Meditation Is Mutation
Suddenly everything was very vivid – the many shades of green along the banks of the creek, the play of light and shadow, the sound and sight of the rippling stream.
An intimation of the sacred came, an essence beyond all conception and verbalization. It comes only when the mind is completely still and empty. One cannot seek or recognize it, but one can see and feel it with all one’s being when it happens.
Why does immanent sacredness flee from seeking it? Because seeking is out of need, and need is from the illusion of the separate ‘me.’ Thought is separation, and all separation must end for it to be.
In short, need arises from the self, thought and time, which have to cease operating completely, if only temporarily, for the nameless to be. Recognition is inherently of the past. One cannot recognize what is new, and the benediction is new every time it comes to a totally empty mind and quiet brain.
It’s strange that the world is as it is when the earth is so beautiful and embodies the sacredness that imbues the universe. Does beauty beyond the mind of man, beyond even the forms and expressions of natural beauty, have anything to do with this world?

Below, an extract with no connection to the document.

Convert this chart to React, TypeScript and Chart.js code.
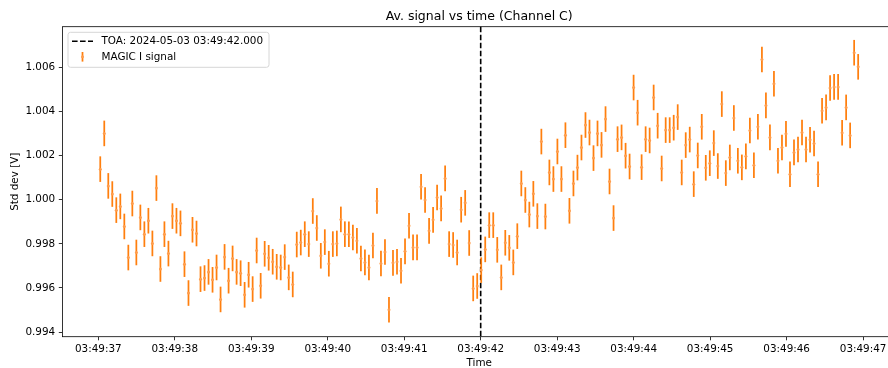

At present, it appears that there is only the darkness of the world and human consciousness, and the potential for complete negation in the individual.
Given that the vast majority of people either believe human nature is immutable, or that it is mutable to the point that there is no such thing, it’s shocking to read a sentence like this:
Mutation, total revolution, takes place only when change, the pattern of time, is seen as false, and in its total abandonment mutation takes place.
To my mind, that sentence is pregnant with meaning and questions. During almost every meditation (that is, passive observation) at streamside, there’s an unexpected moment when thought and time suddenly stop. Then all one’s senses and entire being are fully present. It feels like one spontaneously steps through a portal from a two-dimensional world into a multi-dimensional universe.
By way of reentering the world after climbing up the short, steep bank, I make a journal entry overlooking a meadow, where the short path down to the creek and a frequently traveled path that parallels it meet.
Without any barriers, there’s strong fellow feeling. Previously, people would sometimes make a comment ranging from, “You look really comfortable there,” to “I’ve never seen anyone fit so completely into their environment.”
Lately, I’ve only been encountering conduits of collective darkness. For example, the last few times a sun-withered woman about 40, who’s a doppelgänger of an estranged sister, has walked by at different times of day. She not only looks like my sister, but also puts on the same false-friendly front. Yesterday I quipped, ‘we have to stop meeting like this.’ Rather than elicit a genuine smile, her phony smile was instantly replaced by a stunned look.
The day before yesterday, a woman with two large dogs that had just defecated where the paths converge, looked up from her pooping scooping and asked as I approached, “Are you ok?” Have you noticed that often when someone asks that question, it means they aren’t ok?
As fine as I am with solitude, the monastic life has never interested me, except as a philosophical and contemplative curiosity. Even so, given what the world has become (basically more of what it always has been), I understand monasticism’s temptation now. There isn’t a culture left where the sacred and mundane are in some semblance of balance.
Yes, there’s a lot of talk about “being in the present.” But the difficult little secret about being in the present is that one can only be so when time ends, which means when thought falls completely still. And that, apparently, is still very rare.
Returning to the question of human nature and mutation, human nature boils down to the domination of thought and psychological time inwardly and outwardly. Does mutation mean the irrevocable ending in the brain of thought as the ground of our existence, subsumed by attention and awareness?
Life, indeed evolution itself, is insisting with increasing intensity that humans radically change. The more Homo sap fragments the earth and ourselves through the unwise use of ‘higher thought,’ the more the pressure grows for transmutation.
However if the intrinsic intent of the universe is to evolve, through random processes, brains with the capacity for communion with Mind (that is, brains with the capacity to “bring the benediction”) why is it so difficult and rare?